* WRITTEN PROBLEM: Select every line containing the word "this" from the material, and copy those lines.

━━━ EXERCISE MATERIAL ━━━

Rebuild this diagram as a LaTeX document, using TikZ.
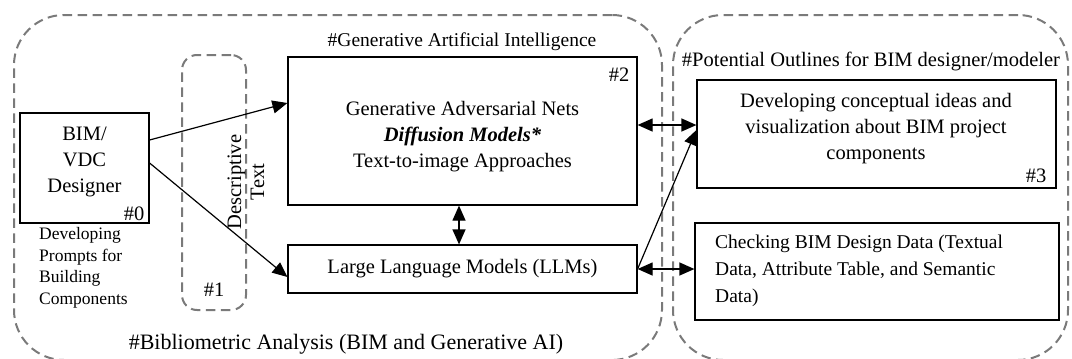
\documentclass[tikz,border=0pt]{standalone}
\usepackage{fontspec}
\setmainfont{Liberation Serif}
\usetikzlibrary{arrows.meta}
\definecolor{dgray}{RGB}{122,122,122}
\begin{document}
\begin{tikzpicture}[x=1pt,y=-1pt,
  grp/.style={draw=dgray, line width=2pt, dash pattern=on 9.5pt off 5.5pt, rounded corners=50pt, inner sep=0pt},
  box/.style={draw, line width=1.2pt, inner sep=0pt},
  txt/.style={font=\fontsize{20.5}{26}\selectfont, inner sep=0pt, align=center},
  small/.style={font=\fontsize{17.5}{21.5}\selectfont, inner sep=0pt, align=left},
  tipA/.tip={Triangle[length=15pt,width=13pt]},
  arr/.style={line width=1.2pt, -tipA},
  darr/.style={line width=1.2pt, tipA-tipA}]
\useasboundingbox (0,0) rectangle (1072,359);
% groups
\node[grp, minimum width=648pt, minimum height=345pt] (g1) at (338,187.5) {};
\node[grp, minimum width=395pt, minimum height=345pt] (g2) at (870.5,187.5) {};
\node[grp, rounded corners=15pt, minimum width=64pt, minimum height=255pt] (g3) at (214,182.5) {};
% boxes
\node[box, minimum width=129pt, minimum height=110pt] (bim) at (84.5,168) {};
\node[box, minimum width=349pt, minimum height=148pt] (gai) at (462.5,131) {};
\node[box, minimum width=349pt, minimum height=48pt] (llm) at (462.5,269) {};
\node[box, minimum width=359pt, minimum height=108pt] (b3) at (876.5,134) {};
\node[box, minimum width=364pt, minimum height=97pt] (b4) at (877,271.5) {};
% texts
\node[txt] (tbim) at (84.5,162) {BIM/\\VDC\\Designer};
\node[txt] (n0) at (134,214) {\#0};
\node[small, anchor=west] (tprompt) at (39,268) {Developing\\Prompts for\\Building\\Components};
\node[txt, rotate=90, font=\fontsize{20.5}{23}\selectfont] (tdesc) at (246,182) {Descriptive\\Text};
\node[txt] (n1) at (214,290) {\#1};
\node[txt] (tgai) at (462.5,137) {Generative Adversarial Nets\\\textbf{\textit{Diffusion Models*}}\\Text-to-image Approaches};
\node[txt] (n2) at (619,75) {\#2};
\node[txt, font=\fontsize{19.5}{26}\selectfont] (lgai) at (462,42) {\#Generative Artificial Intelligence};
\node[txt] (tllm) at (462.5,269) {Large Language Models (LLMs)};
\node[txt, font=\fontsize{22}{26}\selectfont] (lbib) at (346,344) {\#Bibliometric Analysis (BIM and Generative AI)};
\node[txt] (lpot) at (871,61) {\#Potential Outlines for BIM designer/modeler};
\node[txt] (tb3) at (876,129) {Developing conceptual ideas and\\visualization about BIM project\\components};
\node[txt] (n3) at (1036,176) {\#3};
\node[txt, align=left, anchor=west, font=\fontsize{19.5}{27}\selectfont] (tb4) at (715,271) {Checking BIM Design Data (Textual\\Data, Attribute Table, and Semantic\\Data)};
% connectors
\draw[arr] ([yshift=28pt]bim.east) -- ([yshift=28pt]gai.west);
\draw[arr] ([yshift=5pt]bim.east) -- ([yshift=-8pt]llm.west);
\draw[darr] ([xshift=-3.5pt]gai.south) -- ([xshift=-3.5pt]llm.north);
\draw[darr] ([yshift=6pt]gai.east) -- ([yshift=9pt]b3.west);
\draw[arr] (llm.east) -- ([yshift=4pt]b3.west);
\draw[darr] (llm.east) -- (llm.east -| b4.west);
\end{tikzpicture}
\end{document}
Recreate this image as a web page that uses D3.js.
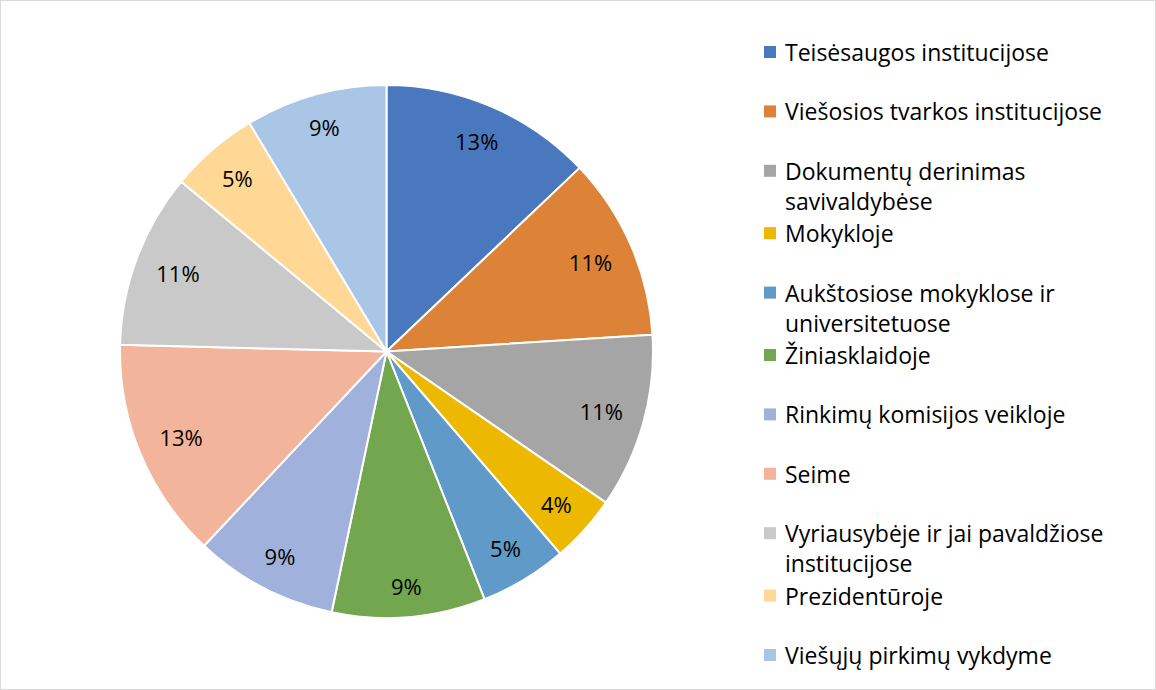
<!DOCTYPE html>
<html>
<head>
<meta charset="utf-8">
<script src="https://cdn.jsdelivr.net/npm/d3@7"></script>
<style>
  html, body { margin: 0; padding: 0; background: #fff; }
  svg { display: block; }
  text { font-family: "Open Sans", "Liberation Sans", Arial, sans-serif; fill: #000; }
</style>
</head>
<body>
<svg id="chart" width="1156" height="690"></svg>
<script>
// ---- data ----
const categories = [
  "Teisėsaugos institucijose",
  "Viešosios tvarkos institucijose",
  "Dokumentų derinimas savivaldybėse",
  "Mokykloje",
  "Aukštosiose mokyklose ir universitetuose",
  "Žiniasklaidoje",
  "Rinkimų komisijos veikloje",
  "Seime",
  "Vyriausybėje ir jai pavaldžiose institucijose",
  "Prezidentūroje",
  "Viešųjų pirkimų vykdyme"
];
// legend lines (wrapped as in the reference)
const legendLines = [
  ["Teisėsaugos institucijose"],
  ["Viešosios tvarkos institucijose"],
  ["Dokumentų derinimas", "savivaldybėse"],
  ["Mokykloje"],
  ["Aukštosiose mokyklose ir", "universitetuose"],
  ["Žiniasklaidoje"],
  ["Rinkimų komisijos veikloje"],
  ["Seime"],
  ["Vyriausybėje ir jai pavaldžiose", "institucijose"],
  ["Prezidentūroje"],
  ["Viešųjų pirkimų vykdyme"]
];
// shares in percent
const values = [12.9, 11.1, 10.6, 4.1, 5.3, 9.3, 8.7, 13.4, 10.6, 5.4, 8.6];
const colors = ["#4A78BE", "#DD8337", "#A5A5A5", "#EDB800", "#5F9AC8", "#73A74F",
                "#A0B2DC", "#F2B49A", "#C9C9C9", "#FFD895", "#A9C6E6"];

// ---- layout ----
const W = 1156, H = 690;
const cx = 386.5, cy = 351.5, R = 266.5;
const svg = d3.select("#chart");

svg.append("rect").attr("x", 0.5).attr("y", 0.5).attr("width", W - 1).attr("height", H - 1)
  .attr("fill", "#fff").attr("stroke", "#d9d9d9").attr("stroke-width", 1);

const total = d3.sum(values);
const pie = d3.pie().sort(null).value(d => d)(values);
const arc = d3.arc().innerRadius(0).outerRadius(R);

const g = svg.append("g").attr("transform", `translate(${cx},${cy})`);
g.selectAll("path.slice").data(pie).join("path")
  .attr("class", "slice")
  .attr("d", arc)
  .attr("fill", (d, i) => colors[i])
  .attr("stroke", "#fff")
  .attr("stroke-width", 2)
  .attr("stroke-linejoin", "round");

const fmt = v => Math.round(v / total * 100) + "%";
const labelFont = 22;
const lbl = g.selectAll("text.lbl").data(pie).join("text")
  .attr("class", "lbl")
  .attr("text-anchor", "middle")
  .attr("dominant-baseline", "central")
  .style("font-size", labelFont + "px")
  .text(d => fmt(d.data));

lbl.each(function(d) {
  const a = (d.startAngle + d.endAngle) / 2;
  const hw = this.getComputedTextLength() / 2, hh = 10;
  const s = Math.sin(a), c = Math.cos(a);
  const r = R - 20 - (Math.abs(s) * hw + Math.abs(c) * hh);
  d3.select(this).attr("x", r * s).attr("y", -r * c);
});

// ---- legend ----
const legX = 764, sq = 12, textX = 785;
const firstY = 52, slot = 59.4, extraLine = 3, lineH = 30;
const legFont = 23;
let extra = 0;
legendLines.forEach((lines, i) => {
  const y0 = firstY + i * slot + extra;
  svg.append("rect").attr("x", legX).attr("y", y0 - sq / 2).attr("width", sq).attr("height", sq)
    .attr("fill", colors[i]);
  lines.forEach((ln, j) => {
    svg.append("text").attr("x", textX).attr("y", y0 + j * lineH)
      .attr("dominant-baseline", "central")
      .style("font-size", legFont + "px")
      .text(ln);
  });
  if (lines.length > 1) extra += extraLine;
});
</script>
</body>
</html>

━━━
━━━ EXERCISE MATERIAL ━━━

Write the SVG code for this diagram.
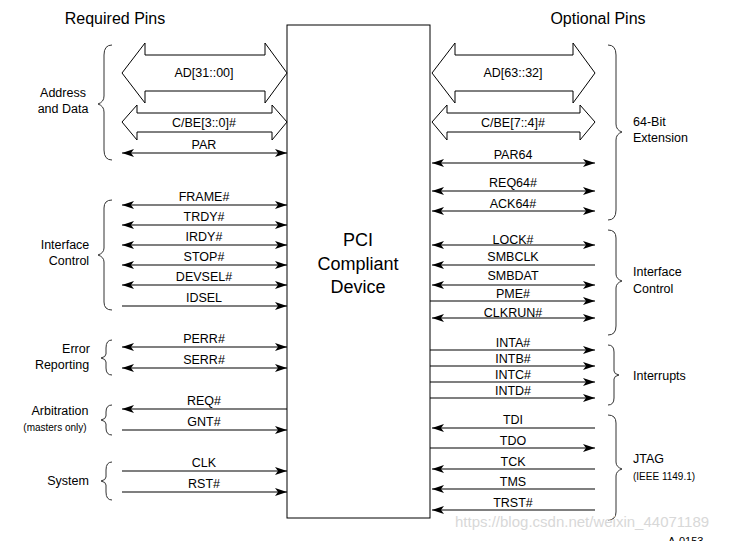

━━━

* COMPLETE ANSWER:
Rebuild this diagram as a LaTeX document, using TikZ.
Recreate this image as a web page that uses D3.js.
  const hw = this.getComputedTextLength() / 2, hh = 10;
  d3.select(this).attr("x", r * s).attr("y", -r * c);
Write the SVG code for this diagram.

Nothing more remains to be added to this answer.